Is God a Socialist? Notes on the Jubilee

This is the personification of
Israel from the Comic Torah.
In the seventh year we must
cease from plowing her.
This week's sedra is a stark reminder that living in a "Torah/Bible-based society" will require more than the elimination of homosexuals.God may not like gays but, based on several verses in Behar, it seems clear that He also dislikes property ownership. As per the 25th chapter of Leviticus, your rights as a land owner are severely limited. Not only are you required to sacrifice a year of productivity at the end of every shmita cycle, you're also forbidden to sell your farmland for good. Until the Rabbis worked out a loophole, you were only permitted to lease your land until the next jubilee. Then, it was returned to you.

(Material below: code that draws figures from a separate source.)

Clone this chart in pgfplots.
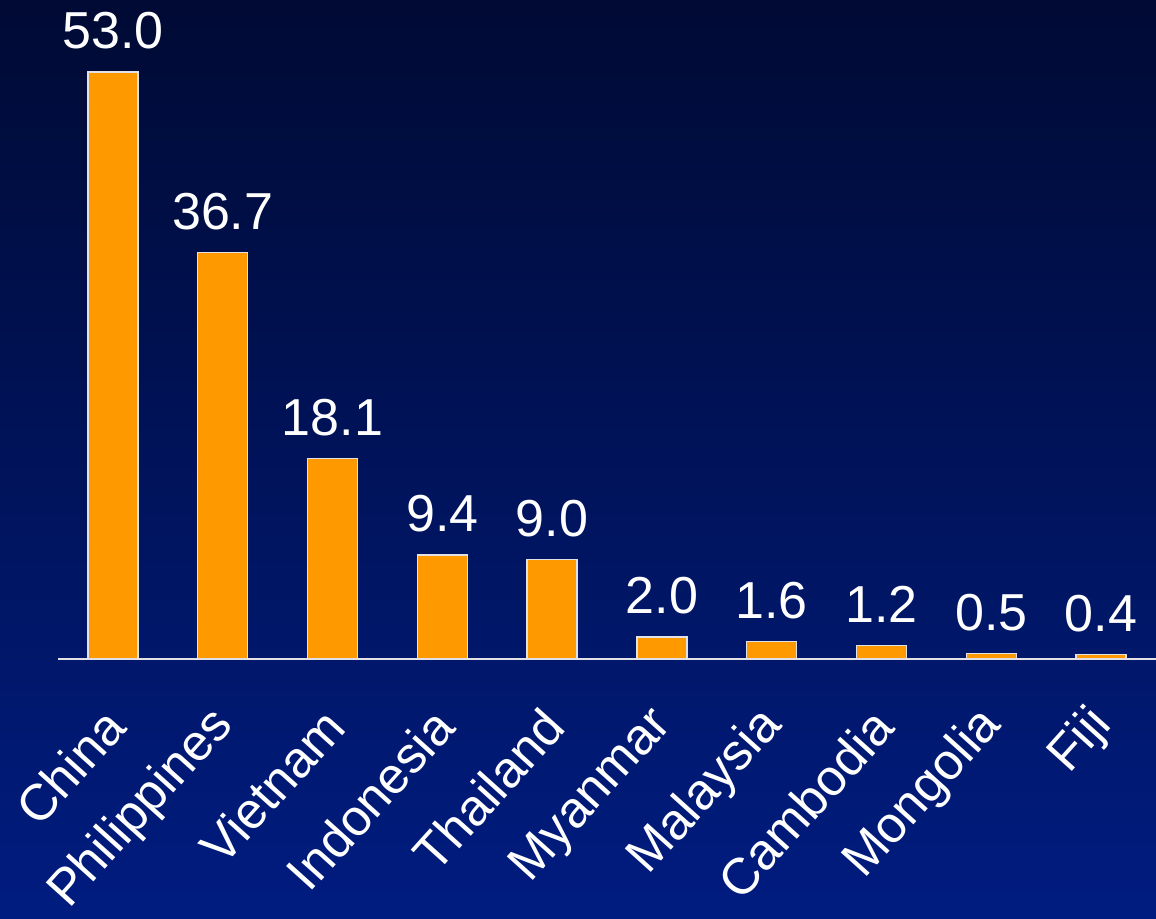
\documentclass[border=0pt]{standalone}
\usepackage{pgfplots}
\pgfplotsset{compat=1.18}
\usepackage{fontspec}
\setmainfont{Liberation Sans}
\definecolor{bgtop}{RGB}{0,10,52}
\definecolor{bgbot}{RGB}{0,28,128}
\definecolor{barorange}{RGB}{255,153,0}
\definecolor{edgegray}{RGB}{225,225,230}
\begin{document}
\begin{tikzpicture}
\shade[top color=bgtop, bottom color=bgbot, use as bounding box] (0,0) rectangle (578pt,459.5pt);
\begin{axis}[
  at={(29pt,130pt)}, anchor=south west,
  scale only axis, width=549pt, height=304.56pt,
  xmin=-0.5, xmax=9.5, ymin=0, ymax=55,
  axis y line=none, axis x line=bottom,
  x axis line style={-, draw=edgegray, line width=1pt},
  xtick=data,
  xticklabels={China,Philippines,Vietnam,Indonesia,Thailand,Myanmar,Malaysia,Cambodia,Mongolia,Fiji},
  major tick length=0pt,
  xticklabel style={xshift=1pt, yshift=2pt, font=\fontsize{25.5}{29}\selectfont, text=white, rotate=48, anchor=east, inner sep=0pt},
  xticklabel shift=31pt,
  ybar, bar width=25pt,
  clip=false,
  nodes near coords={\pgfmathprintnumber[fixed,fixed zerofill,precision=1,assume math mode=true]{\pgfplotspointmeta}},
  nodes near coords style={font=\fontsize{26}{30}\selectfont, text=white, anchor=south, inner sep=0pt, yshift=11pt},
]
\addplot[fill=barorange, draw=edgegray, line width=0.75pt] coordinates {
(0,53.0) (1,36.7) (2,18.1) (3,9.4) (4,9.0) (5,2.0) (6,1.6) (7,1.2) (8,0.5) (9,0.4)};
\end{axis}
\end{tikzpicture}
\end{document}
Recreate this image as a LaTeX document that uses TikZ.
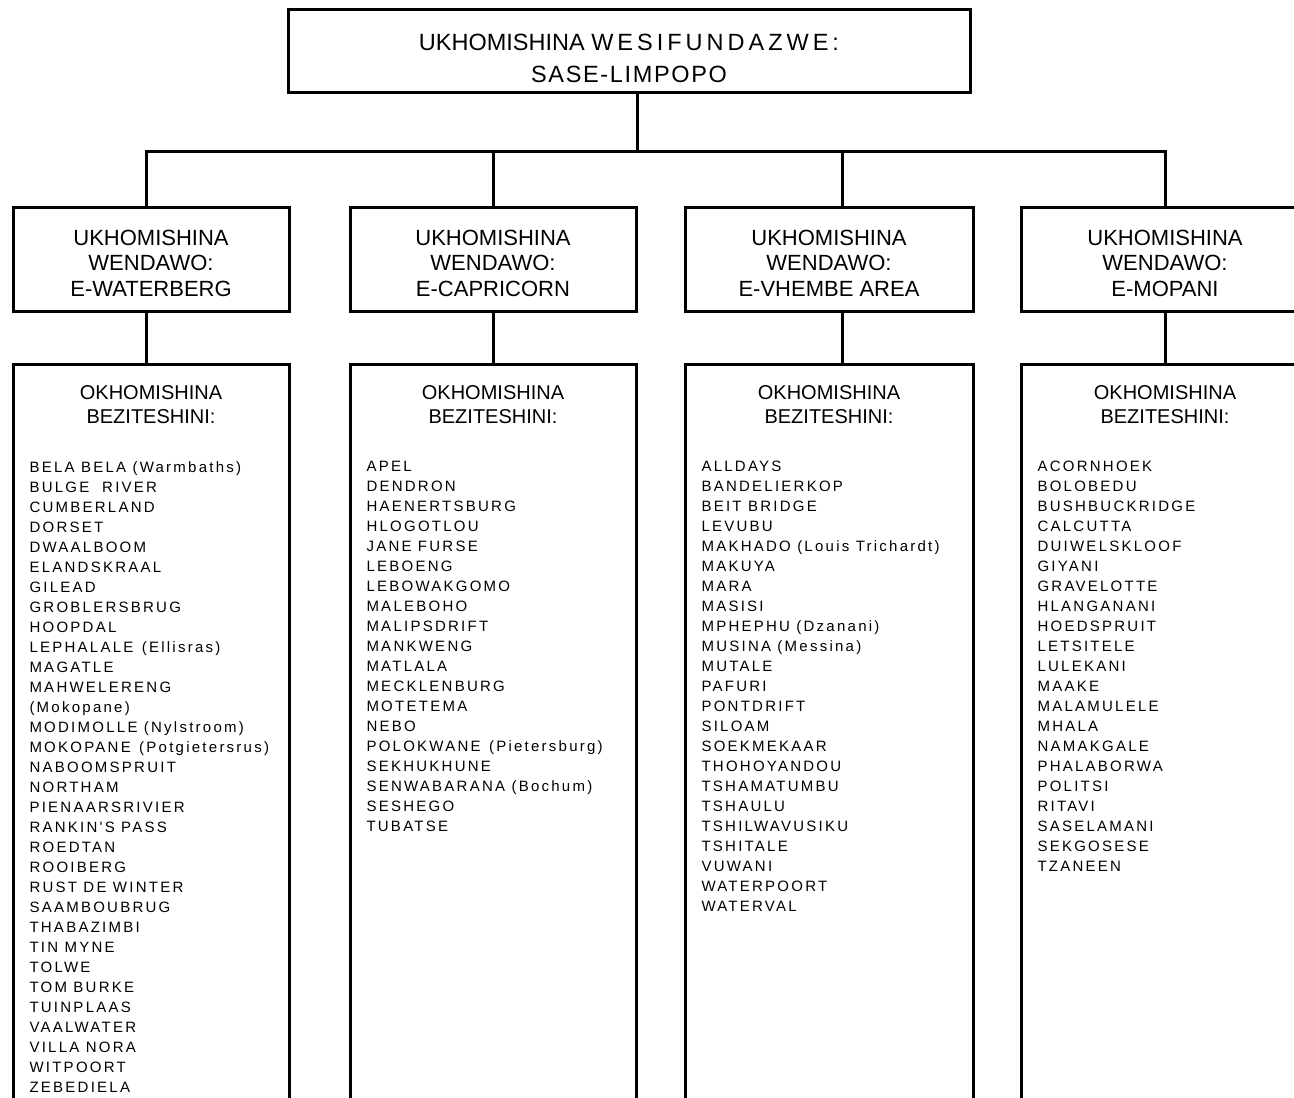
\documentclass[tikz,border=0pt]{standalone}
\usepackage{fontspec}
\setmainfont{Liberation Sans}
\newfontfamily\listfont[LetterSpace=15]{Liberation Sans}
\newfontfamily\wideword[LetterSpace=17]{Liberation Sans}
\newfontfamily\halfwide[LetterSpace=7]{Liberation Sans}
\usetikzlibrary{positioning}

\begin{document}
\begin{tikzpicture}[x=1pt,y=-1pt,line width=3pt,
	topbox/.style={rectangle,draw,minimum width=682pt,minimum height=83pt,align=center,text height=62pt,text depth=0pt,font=\fontsize{23.5}{32}\selectfont},
	areabox/.style={rectangle,draw,minimum height=104pt,align=center,text height=75.2pt,text depth=0pt,font=\fontsize{22}{25.8}\selectfont},
	stationbox/.style={rectangle,draw,anchor=north,minimum height=800pt},
	stationhead/.style={anchor=north,inner sep=0pt,align=center,font=\fontsize{20}{24}\selectfont},
	stationlist/.style={anchor=north west,inner sep=0pt,align=left,font=\listfont\fontsize{15}{20}\selectfont}]
	\fill[white](0,0) rectangle (1294,1098);
	\useasboundingbox (0,0) rectangle (1294,1098);
	\node[topbox](top) at (629,51){UKHOMISHINA {\wideword WESIFUNDAZWE:}\\{\halfwide SASE-LIMPOPO}};
	\node[areabox,minimum width=276pt](wat) at (151,259){UKHOMISHINA\\WENDAWO:\\E-WATERBERG};
	\node[areabox,minimum width=286pt](cap) at (493,259){UKHOMISHINA\\WENDAWO:\\E-CAPRICORN};
	\node[areabox,minimum width=288pt](vhe) at (829,259){UKHOMISHINA\\WENDAWO:\\E-VHEMBE AREA};
	\node[areabox,minimum width=288pt](mop) at (1165,259){UKHOMISHINA\\WENDAWO:\\E-MOPANI};
	\node[stationbox,minimum width=276pt](wat3) at (151,363){};
	\node[stationbox,minimum width=286pt](cap3) at (493,363){};
	\node[stationbox,minimum width=288pt](vhe3) at (829,363){};
	\node[stationbox,minimum width=288pt](mop3) at (1165,363){};
	\node[stationhead](wathead) at (151,384){OKHOMISHINA\\BEZITESHINI:};
	\node[stationhead](caphead) at (493,384){OKHOMISHINA\\BEZITESHINI:};
	\node[stationhead](vhehead) at (829,384){OKHOMISHINA\\BEZITESHINI:};
	\node[stationhead](mophead) at (1165,384){OKHOMISHINA\\BEZITESHINI:};
	\node[stationlist](watlist) at (28,460){BELA BELA (Warmbaths)\\BULGE~ RIVER\\CUMBERLAND\\DORSET\\DWAALBOOM\\ELANDSKRAAL\\GILEAD\\GROBLERSBRUG\\HOOPDAL\\LEPHALALE\hspace{2pt} (Ellisras)\\MAGATLE\\MAHWELERENG\\(Mokopane)\\MODIMOLLE (Nylstroom)\\MOKOPANE\hspace{2pt} (Potgietersrus)\\NABOOMSPRUIT\\NORTHAM\\PIENAARSRIVIER\\RANKIN'S PASS\\ROEDTAN\\ROOIBERG\\RUST DE WINTER\\SAAMBOUBRUG\\THABAZIMBI\\TIN MYNE\\TOLWE\\TOM BURKE\\TUINPLAAS\\VAALWATER\\VILLA NORA\\WITPOORT\\ZEBEDIELA};
	\node[stationlist](caplist) at (365,460){APEL\\DENDRON\\HAENERTSBURG\\HLOGOTLOU\\JANE FURSE\\LEBOENG\\LEBOWAKGOMO\\MALEBOHO\\MALIPSDRIFT\\MANKWENG\\MATLALA\\MECKLENBURG\\MOTETEMA\\NEBO\\POLOKWANE\hspace{2pt} (Pietersburg)\\SEKHUKHUNE\\SENWABARANA (Bochum)\\SESHEGO\\TUBATSE};
	\node[stationlist](vhelist) at (700,460){ALLDAYS\\BANDELIERKOP\\BEIT BRIDGE\\LEVUBU\\MAKHADO (Louis Trichardt)\\MAKUYA\\MARA\\MASISI\\MPHEPHU (Dzanani)\\MUSINA (Messina)\\MUTALE\\PAFURI\\PONTDRIFT\\SILOAM\\SOEKMEKAAR\\THOHOYANDOU\\TSHAMATUMBU\\TSHAULU\\TSHILWAVUSIKU\\TSHITALE\\VUWANI\\WATERPOORT\\WATERVAL};
	\node[stationlist](moplist) at (1036,460){ACORNHOEK\\BOLOBEDU\\BUSHBUCKRIDGE\\CALCUTTA\\DUIWELSKLOOF\\GIYANI\\GRAVELOTTE\\HLANGANANI\\HOEDSPRUIT\\LETSITELE\\LULEKANI\\MAAKE\\MALAMULELE\\MHALA\\NAMAKGALE\\PHALABORWA\\POLITSI\\RITAVI\\SASELAMANI\\SEKGOSESE\\TZANEEN};
	\coordinate(bus) at (637,151);
	\coordinate(watx) at (146,151);
	\coordinate(vhex) at (842,151);
	\draw(top.south -| bus)--(bus);
	\draw(watx |- wat.north)--(watx)--(mop.north |- bus)--(mop.north);
	\draw(cap.north |- bus)--(cap.north);
	\draw(vhex)--(vhex |- vhe.north);
	\draw(watx |- wat.south)--(watx |- wat3.north);
	\draw(cap.south)--(cap3.north);
	\draw(vhex |- vhe.south)--(vhex |- vhe3.north);
	\draw(mop.south)--(mop3.north);
	
\end{tikzpicture}
\end{document}
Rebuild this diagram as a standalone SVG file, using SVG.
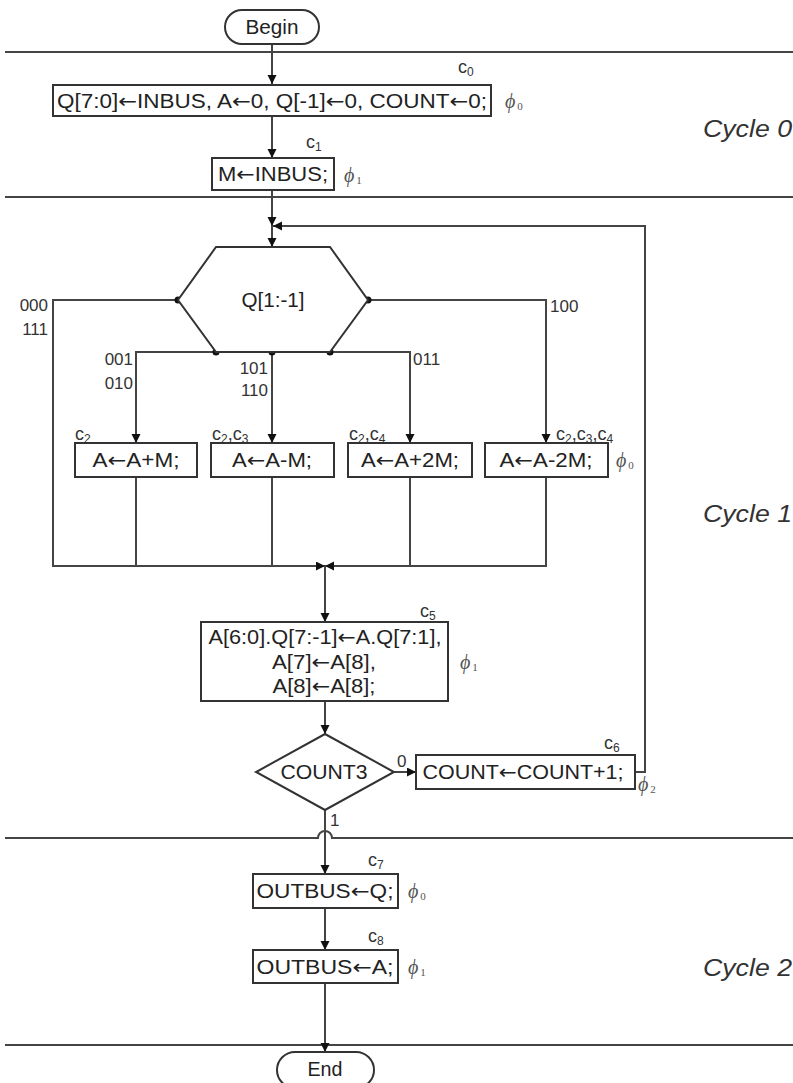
<svg xmlns="http://www.w3.org/2000/svg" width="793" height="1083" viewBox="0 0 793 1083">
<style>
.bg{fill:#fff}
.box{fill:#fff;stroke:#333;stroke-width:2}
.ln{fill:none;stroke:#444;stroke-width:2}
.sep{fill:none;stroke:#444;stroke-width:2}
.t{font-family:"Liberation Sans",Arial,sans-serif;font-size:20px;fill:#222;text-anchor:middle}
.ar{font-family:"DejaVu Sans",sans-serif}
.lbl{font-family:"Liberation Sans",Arial,sans-serif;font-size:17px;fill:#333}
.c{font-family:"Liberation Sans",Arial,sans-serif;font-size:18px;fill:#333}
.sub{font-size:12px}
.phi{font-family:"Liberation Serif","Times New Roman",serif;font-style:italic;font-size:20px;fill:#555}
.psub{font-style:normal;font-size:11px}
.cyc{font-family:"Liberation Sans",Arial,sans-serif;font-style:italic;font-size:24px;fill:#333}
.dot{fill:#111}
</style>
<defs>
<marker id="ah" markerWidth="10" markerHeight="10" refX="9" refY="4.5" orient="auto" markerUnits="userSpaceOnUse">
<path d="M0,0 L9,4.5 L0,9 z" fill="#111"/>
</marker>
</defs>
<rect class="bg" x="0" y="0" width="793" height="1083"/>

<g id="separators">
<path class="sep" d="M5,52 H793"/>
<path class="sep" d="M5,197 H793"/>
<path class="sep" d="M5,838 H318 A7,7 0 0 1 332,838 H793"/>
<path class="sep" d="M5,1045 H793"/>
<text class="cyc" x="703" y="137" textLength="89" lengthAdjust="spacingAndGlyphs">Cycle 0</text>
<text class="cyc" x="703" y="522" textLength="89" lengthAdjust="spacingAndGlyphs">Cycle 1</text>
<text class="cyc" x="703" y="976" textLength="89" lengthAdjust="spacingAndGlyphs">Cycle 2</text>
</g>

<g id="connectors">
<path class="ln" d="M272,44 V84" marker-end="url(#ah)"/>
<path class="ln" d="M272,116 V158" marker-end="url(#ah)"/>
<path class="ln" d="M272,190 V226" marker-end="url(#ah)"/>
<path class="ln" d="M272,226 V247" marker-end="url(#ah)"/>
<path class="ln" d="M635,772 H645 V226 H273" marker-end="url(#ah)"/>
<path class="ln" d="M178,300 H53 V566 H325" marker-end="url(#ah)"/>
<path class="ln" d="M368,300 H546 V443" marker-end="url(#ah)"/>
<path class="ln" d="M216,352 H136 V443" marker-end="url(#ah)"/>
<path class="ln" d="M216,352 H330"/>
<path class="ln" d="M272,352 V443" marker-end="url(#ah)"/>
<path class="ln" d="M330,352 H410 V443" marker-end="url(#ah)"/>
<path class="ln" d="M136,477 V566"/>
<path class="ln" d="M272,477 V566"/>
<path class="ln" d="M410,477 V566"/>
<path class="ln" d="M546,477 V566 H325" marker-end="url(#ah)"/>
<path class="ln" d="M325,566 V622" marker-end="url(#ah)"/>
<path class="ln" d="M325,701 V734" marker-end="url(#ah)"/>
<path class="ln" d="M394,772 H416" marker-end="url(#ah)"/>
<path class="ln" d="M325,810 V874" marker-end="url(#ah)"/>
<path class="ln" d="M325,908 V950" marker-end="url(#ah)"/>
<path class="ln" d="M325,983 V1052" marker-end="url(#ah)"/>
<circle class="dot" cx="178" cy="300" r="3.5"/>
<circle class="dot" cx="368" cy="300" r="3.5"/>
<circle class="dot" cx="216" cy="352" r="3.5"/>
<circle class="dot" cx="272" cy="352" r="3.5"/>
<circle class="dot" cx="330" cy="352" r="3.5"/>
<text class="lbl" x="48" y="311" text-anchor="end">000</text>
<text class="lbl" x="48" y="335" text-anchor="end">111</text>
<text class="lbl" x="133" y="365" text-anchor="end">001</text>
<text class="lbl" x="133" y="389" text-anchor="end">010</text>
<text class="lbl" x="268" y="374" text-anchor="end">101</text>
<text class="lbl" x="268" y="396" text-anchor="end">110</text>
<text class="lbl" x="413" y="365">011</text>
<text class="lbl" x="550" y="312">100</text>
<text class="lbl" x="397" y="767">0</text>
<text class="lbl" x="330" y="826">1</text>
</g>

<g id="begin">
<rect class="box" x="225" y="10" width="94" height="34" rx="17"/>
<text class="t" x="272" y="34" textLength="53" lengthAdjust="spacingAndGlyphs">Begin</text>
</g>

<g id="init">
<rect class="box" x="53" y="85" width="438" height="31"/>
<text class="t" x="272" y="108" textLength="430" lengthAdjust="spacingAndGlyphs">Q[7:0]<tspan class="ar">←</tspan>INBUS, A<tspan class="ar">←</tspan>0, Q[-1]<tspan class="ar">←</tspan>0, COUNT<tspan class="ar">←</tspan>0;</text>
<text class="c" x="458" y="73">c<tspan class="sub" dy="3">0</tspan></text>
<text class="phi" x="505" y="108">ϕ<tspan class="psub" dx="2" dy="2">0</tspan></text>
</g>

<g id="loadM">
<rect class="box" x="212" y="158" width="122" height="32"/>
<text class="t" x="273" y="181" textLength="110" lengthAdjust="spacingAndGlyphs">M<tspan class="ar">←</tspan>INBUS;</text>
<text class="c" x="306" y="148">c<tspan class="sub" dy="3">1</tspan></text>
<text class="phi" x="344" y="182">ϕ<tspan class="psub" dx="2" dy="2">1</tspan></text>
</g>

<g id="decision-q">
<polygon class="box" points="216,247 330,247 368,300 330,352 216,352 178,300"/>
<text class="t" x="273" y="307" textLength="63" lengthAdjust="spacingAndGlyphs">Q[1:-1]</text>
</g>

<g id="addM">
<rect class="box" x="75" y="443" width="122" height="34"/>
<text class="t" x="136" y="467" textLength="87" lengthAdjust="spacingAndGlyphs">A<tspan class="ar">←</tspan>A+M;</text>
<text class="c" x="75" y="440">c<tspan class="sub" dy="3">2</tspan></text>
</g>

<g id="subM">
<rect class="box" x="211" y="443" width="123" height="34"/>
<text class="t" x="272" y="467" textLength="80" lengthAdjust="spacingAndGlyphs">A<tspan class="ar">←</tspan>A-M;</text>
<text class="c" x="212" y="440">c<tspan class="sub" dy="3">2</tspan><tspan dy="-3">,c</tspan><tspan class="sub" dy="3">3</tspan></text>
</g>

<g id="add2M">
<rect class="box" x="348" y="443" width="124" height="34"/>
<text class="t" x="410" y="467" textLength="98" lengthAdjust="spacingAndGlyphs">A<tspan class="ar">←</tspan>A+2M;</text>
<text class="c" x="349" y="440">c<tspan class="sub" dy="3">2</tspan><tspan dy="-3">,c</tspan><tspan class="sub" dy="3">4</tspan></text>
</g>

<g id="sub2M">
<rect class="box" x="485" y="443" width="123" height="34"/>
<text class="t" x="546" y="467" textLength="93" lengthAdjust="spacingAndGlyphs">A<tspan class="ar">←</tspan>A-2M;</text>
<text class="c" x="556" y="440">c<tspan class="sub" dy="3">2</tspan><tspan dy="-3">,c</tspan><tspan class="sub" dy="3">3</tspan><tspan dy="-3">,c</tspan><tspan class="sub" dy="3">4</tspan></text>
<text class="phi" x="616" y="467">ϕ<tspan class="psub" dx="2" dy="2">0</tspan></text>
</g>

<g id="shift">
<rect class="box" x="201" y="622" width="247" height="79"/>
<text class="t" x="325" y="644" textLength="233" lengthAdjust="spacingAndGlyphs">A[6:0].Q[7:-1]<tspan class="ar">←</tspan>A.Q[7:1],</text>
<text class="t" x="324" y="669" textLength="104" lengthAdjust="spacingAndGlyphs">A[7]<tspan class="ar">←</tspan>A[8],</text>
<text class="t" x="324" y="693" textLength="103" lengthAdjust="spacingAndGlyphs">A[8]<tspan class="ar">←</tspan>A[8];</text>
<text class="c" x="420" y="617">c<tspan class="sub" dy="3">5</tspan></text>
<text class="phi" x="460" y="669">ϕ<tspan class="psub" dx="2" dy="2">1</tspan></text>
</g>

<g id="decision-count">
<polygon class="box" points="325,734 394,772 325,810 256,772"/>
<text class="t" x="324" y="779" textLength="87" lengthAdjust="spacingAndGlyphs">COUNT3</text>
</g>

<g id="increment">
<rect class="box" x="416" y="755" width="219" height="34"/>
<text class="t" x="523" y="779" textLength="201" lengthAdjust="spacingAndGlyphs">COUNT<tspan class="ar">←</tspan>COUNT+1;</text>
<text class="c" x="604" y="749">c<tspan class="sub" dy="3">6</tspan></text>
<text class="phi" x="638" y="791">ϕ<tspan class="psub" dx="2" dy="2">2</tspan></text>
</g>

<g id="outQ">
<rect class="box" x="253" y="874" width="145" height="34"/>
<text class="t" x="325" y="898" textLength="137" lengthAdjust="spacingAndGlyphs">OUTBUS<tspan class="ar">←</tspan>Q;</text>
<text class="c" x="368" y="866">c<tspan class="sub" dy="3">7</tspan></text>
<text class="phi" x="408" y="898">ϕ<tspan class="psub" dx="2" dy="2">0</tspan></text>
</g>

<g id="outA">
<rect class="box" x="253" y="950" width="145" height="33"/>
<text class="t" x="325" y="974" textLength="137" lengthAdjust="spacingAndGlyphs">OUTBUS<tspan class="ar">←</tspan>A;</text>
<text class="c" x="368" y="942">c<tspan class="sub" dy="3">8</tspan></text>
<text class="phi" x="408" y="974">ϕ<tspan class="psub" dx="2" dy="2">1</tspan></text>
</g>

<g id="end">
<rect class="box" x="277" y="1052" width="97" height="36" rx="18"/>
<text class="t" x="325" y="1076" textLength="35" lengthAdjust="spacingAndGlyphs">End</text>
</g>
</svg>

This isn't capitalism, and its not something the typical right winger supports, or likely even knows exists. Its also hard to see how the rules in Lev 25 might work in modern society. The jubilee provisions make it almost impossible to develop land. They suppress entrepreneurship, and prevent the accumulation of large estates and fortunes. That might be okay for an agrarian society with a population kept stable by wars, infections, and disease, but how can you accommodate population growth if the farmland you'd like to turn into apartments is always due to be returned to someone? Didn't the divine author anticipate penicillin and vaccines?

The Rabbis solved the problem by creating* the loophole of a perpetual lease. Though the word of the Torah is usually considered the highest trump card, the Rabbis decided that here, at least, a contract between two people was of greater value. As a result, you can get around the requirement to return farmland to the original owner by signing a 999 year lease. Samson Rephael Hirsch claims that such a lease was only permitted after the fact, or bidieved, but I think the sources are clear that they were signed l'chatchila. Nowadays, none of this is relevant because we've forgotten the count. Because no one knows exactly when a Jubilee year falls, we collectively shrug our shoulders and say, "Oh, well."

I think that along with that shrug, there's also a sigh of relief. People understand that keeping Jubilee would be a disaster for economic progress. So rather than finding a way to rehabilitate it (as in the case of several other commandments) we've found a way to let it slide.

*Don't complain to me about the verb. Per the Rambam, there are five categories of Mesorah. Two of them are definitely from Sinai, the other three are not. The jubilee loophole is a takanah, or something imposed by the Rabbis to address issues that emerged as the world changed. In this case, they saw the problem keeping Jubilee imposed, so they developed a work-around.